# 2003 Altima jerking violently



## mbohnert (May 30, 2005)

Hello,
I have a 2003 3.5V6, 5 speed that I bought new. It now has 26000 miles on it. The other day I was heading up a ramp out of a garage and popped the clutch, stalling the car. I started it and took off and found that if I accelerated in any gear the car would jerk to an extreme (like riding a bull) as if I was popping the clutch almost throwing me out of the seat. It did this in all gears and only if I had accelerated a few mphs in the current gear. I shut the car off and started it again and it hasn't done this since. Could this have been cause by the computer or could it be the start of a mechanical problem.
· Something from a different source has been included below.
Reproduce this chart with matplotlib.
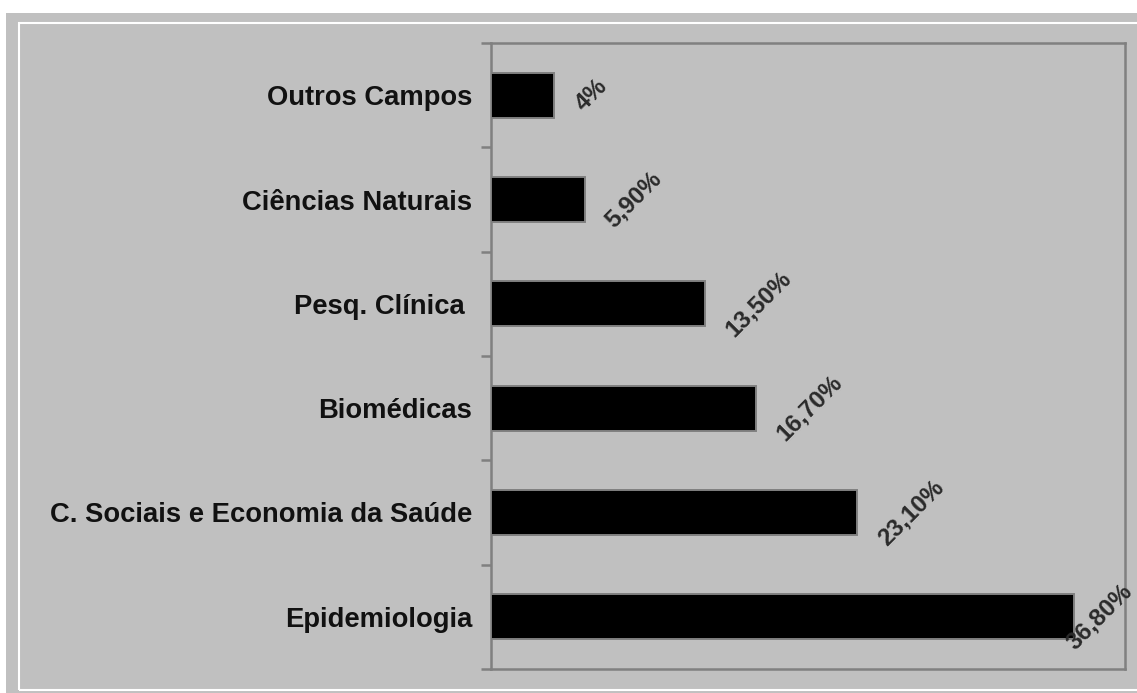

How can I find out how many 2003 3.5 5 speeds were built.


Thanks,

Marc Bohnert


----------



## blitzboi (Apr 13, 2004)

mbohnert said:


> Could this have been cause by the computer or could it be the start of a mechanical problem.
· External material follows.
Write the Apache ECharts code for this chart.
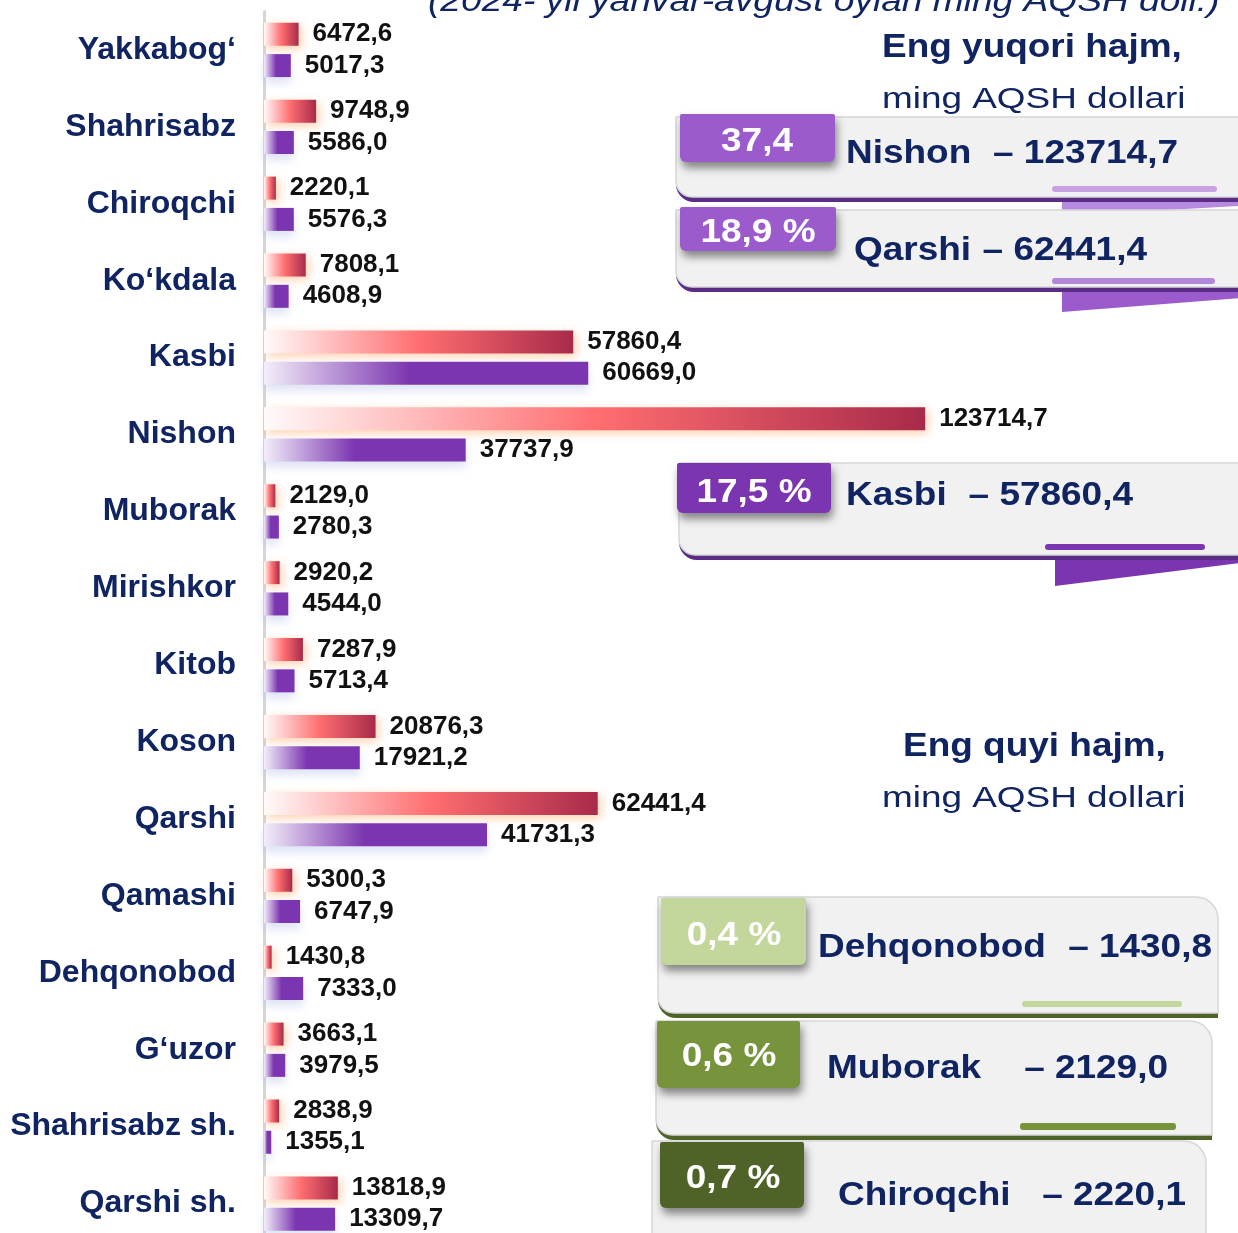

Sounds like something with the clutch, since based on the information you provided it only happens during clutch engament. I pretty sure the L31 Altimas use a hydraulic clutch pedal (as opposed to a cable), so it may have been something to do with that, or could be something else like the throw-out bearing sticking. If it hasn't done it since, and the clutch feels okay (i.e. not slipping abnormally), I wouldn't worry about it.

And I bet you won't stall the car again, huh?


----------